Kriss était tout le contraire, et se demandait fréquemment, avec souci et pertinence, si le mot choisi était bien le bon, le juste, si le ton, le son, traduiraient bien cette émotion qu'elle voulait nous offrir. J'ai découvert auprès d'elle la rigueur du travail qu'elle pouvait produire, et c'était vraiment une découverte de voir quelqu'un avec autant de talent, de savoir-faire, de facilité, se servir de toutes ces compétences, se compliquer l'instant, pour aller plus profond, plus fort, s'interroger sur la portée d'une phrase, son importance, son chant propre parmi les autres. Une découverte et une leçon.
Pourquoi vous parlerai-je de radio ?
Parce que Kriss apprit que Jacques Pradel allait avoir en charge une émission de deux heures tous les soirs "Adrénaline" et qu'il cherchait des pigistes qui pourraient lui apporter les sujets quotidiens. Je le rencontrai donc. Je fis des reportages, Et un jour je croisais le chemin d'une danseuse, que je revis et à qui je montrai mon travail photographique sur Dennis Wayne et les danseurs de Maguy Marin en répétition. Elle était intéressée et me demanda si je faisais encore de la photographie. Non, bien loin de moi, mais cette attention qu'elle avait manifestée à mon travail était le premier retour que j'avais de ces prises de vues. Je lui expliquai que je m'intéressai à ce qui pouvait être un peu hors du commun (c'était le principe d'Adrénaline) et elle me parla d'une jeune femme qui pratiquait une activité relevant du butoh "Body Weather" ou la "Météorologie du Corps", un enseignement que Katy Roulaud, la jeune femme en question, avait vécue auprès de Min Tanaka. Je la rencontrai. J'avais remis sans le savoir un pied dans la danse.
La liberté des radios libres s'étiolait, Adrénaline allait cesser, j'avais un emploi à mi-temps qui me permettait d'avoir du temps et début mars 1985 je reprenais le chemin de la scène, et découvrais celui des théâtres, avec la Biennale de Danse du Val de Marne. Les beaux jours de la Danse Contemporaine sans le savoir non plus.

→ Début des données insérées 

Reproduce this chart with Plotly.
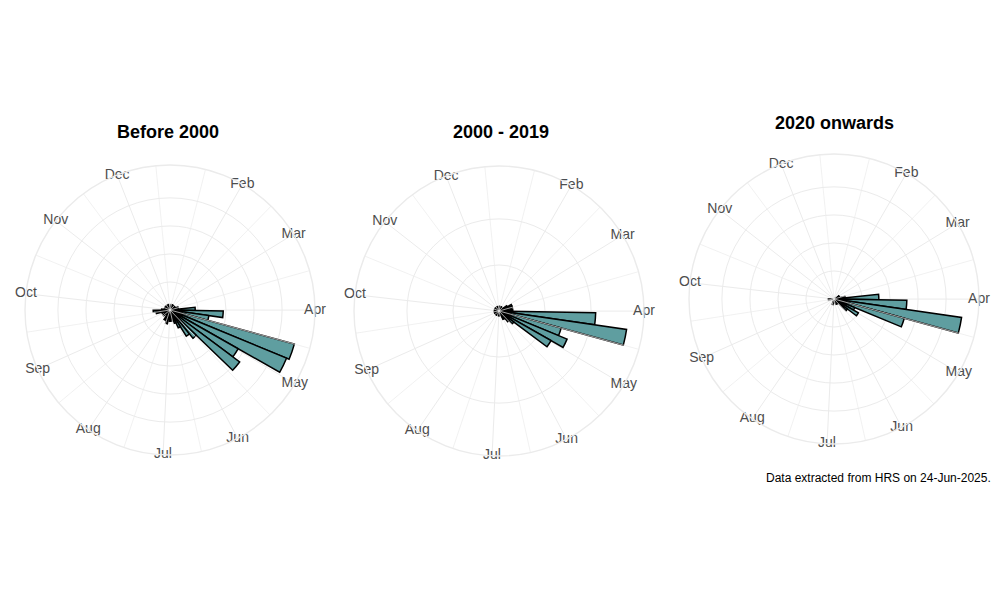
import plotly.graph_objects as go

# weekly record counts, bin k covers days 1+7k .. 7+7k of the year
weeks = list(range(1, 52))

before_2000 = [1, 1, 2, 1, 2, 1, 2, 2, 1, 2, 3,
               3, 9, 19, 14, 46, 45, 28, 31, 13, 11,
               7, 5, 4, 3, 4, 3, 5, 3, 4, 2,
               2, 3, 2, 2, 3, 5, 6, 3, 2, 2,
               1, 2, 1, 1, 2, 1, 1, 2, 1, 1]

from_2000 = [0, 0, 1, 1, 0, 1, 1, 1, 2, 3, 3,
             2, 3, 21, 28, 14, 16, 13, 4, 3, 2,
             2, 1, 1, 1, 0, 1, 1, 0, 1, 1,
             0, 1, 0, 1, 1, 1, 0, 1, 0, 0,
             1, 0, 0, 1, 0, 0, 1, 0, 0, 1]

from_2020 = [0, 0, 0, 0, 0, 0, 0, 0, 1, 1, 1,
             2, 8, 13, 23, 13, 4, 5, 3, 1, 1,
             0, 1, 0, 0, 0, 0, 1, 0, 0, 0,
             0, 0, 0, 0, 0, 0, 1, 0, 0, 0,
             0, 0, 0, 0, 0, 0, 0, 0, 0, 0]

panel_titles = ["Before 2000", "2000 - 2019", "2020 onwards"]
radial_breaks = [[10, 20, 30, 40], [10, 20], [5, 10, 15, 20]]

month_labels = ["Feb", "Mar", "Apr", "May", "Jun", "Jul", "Aug", "Sep", "Oct", "Nov", "Dec"]
month_start_day = [32, 60, 91, 121, 152, 182, 213, 244, 274, 305, 335]
minor_days = [16.5, 46, 75.5, 106, 136.5, 167, 197.5, 228.5, 259, 289.5, 320, 350.5]

# day-of-year range covered by the theta scale
DAY0, DAY1 = 2.6, 356.0


def day_to_deg(d):
    return (d - DAY0) * 360.0 / (DAY1 - DAY0)


# page has an 8px body margin, so positions below are page pixels minus 8
W, H, PAD = 1000, 600, 8


def px_x(x):
    return (x - PAD) / W


def px_y(y):
    return 1 - (y - PAD) / H


GRID = "#ebebeb"
FONT = "Liberation Sans, Arial, sans-serif"

series = [before_2000, from_2000, from_2020]
# centre and outer radius of each rose, in page pixels
centres = [(170, 310), (499, 311), (834, 299)]
RADIUS = 145
title_pos = [(168, 132), (501, 132), (834, 123)]

bar_theta = [day_to_deg(7 * w - 2.5) for w in weeks]
bar_width = 7 * 360.0 / (DAY1 - DAY0)

fig = go.Figure()
layout = dict(
    width=W, height=H,
    margin=dict(l=0, r=0, t=0, b=0),
    paper_bgcolor="white",
    showlegend=False,
    font=dict(family=FONT),
)
annotations = []

for i, counts in enumerate(series):
    name = "polar" if i == 0 else "polar%d" % (i + 1)
    rmax = max(counts) * 1.125
    cx, cy = centres[i]

    # minor spokes
    for d in minor_days:
        if DAY0 <= d <= DAY1:
            fig.add_trace(go.Scatterpolar(
                r=[0, rmax], theta=[day_to_deg(d)] * 2, mode="lines",
                line=dict(color=GRID, width=0.7), hoverinfo="skip",
                subplot=name))

    fig.add_trace(go.Barpolar(
        r=counts, theta=bar_theta, width=bar_width,
        marker=dict(color="#5f9ea0", line=dict(color="black", width=1.5)),
        subplot=name))

    # month labels sit centred on the outer circle
    fig.add_trace(go.Scatterpolar(
        r=[rmax] * len(month_labels),
        theta=[day_to_deg(d) for d in month_start_day],
        mode="text", text=month_labels,
        textfont=dict(size=14, color="#4d4d4d", family=FONT),
        cliponaxis=False, hoverinfo="skip", subplot=name))

    layout[name] = dict(
        domain=dict(x=[px_x(cx - RADIUS), px_x(cx + RADIUS)],
                    y=[px_y(cy + RADIUS), px_y(cy - RADIUS)]),
        bgcolor="white",
        radialaxis=dict(range=[0, rmax], tickvals=radial_breaks[i],
                        showticklabels=False, ticks="", showline=False,
                        gridcolor=GRID, gridwidth=1.4),
        angularaxis=dict(rotation=90, direction="clockwise", thetaunit="degrees",
                         tickvals=[day_to_deg(d) for d in month_start_day],
                         showticklabels=False, ticks="",
                         gridcolor=GRID, gridwidth=1.4,
                         showline=True, linecolor=GRID, linewidth=1.4),
    )

    tx, ty = title_pos[i]
    annotations.append(dict(text="<b>%s</b>" % panel_titles[i], x=px_x(tx), y=px_y(ty),
                            xref="paper", yref="paper", showarrow=False,
                            xanchor="center", yanchor="middle",
                            font=dict(size=18, color="black", family=FONT)))

annotations.append(dict(text="Data extracted from HRS on 24-Jun-2025.",
                        x=px_x(993), y=px_y(478), xref="paper", yref="paper",
                        showarrow=False, xanchor="right", yanchor="middle",
                        font=dict(size=12, color="black", family=FONT)))

layout["annotations"] = annotations
fig.update_layout(**layout)

fig.write_html("out.html")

1992/93 la Danse Contemporaine est devenue une institution. Des Centres Chorégraphiques Nationaux sont créés, les jeunes chorégraphes ont peu vieilli mais sont devenus entités importantes. Il me semblait que la danse se stabilisait, se régularisait, que le feu d'artifice était donné et que la Fête gourmande touchait à sa fin. Moins de vigilance peut-être, donc moins de découvertes. Et j'ai quitté la danse.
Internet a ceci de bien, c'est que de fil en aiguille, de pages en pages, on se perd un peu, ou une information nous retient, et l'on échappe à son sujet pour faire d'autres belles découvertes.
Et ces derniers temps j'ai eu l'envie de revenir à la photographie, et la photographie de danse. Et je sais pourquoi.
Je vous l'avais bien dit : un petit curriculum très Vitae.
Je vous remercie, vous qui avez lu jusqu'à cette ligne, d'avoir pris le temps d'un peu mieux me connaître.
Et maintenant, le Bal nous attend. Bon pas, bon oeil. Et nous serons en bonnes Compagnies.
Je vous l'avais bien dit. Et bien à Vous.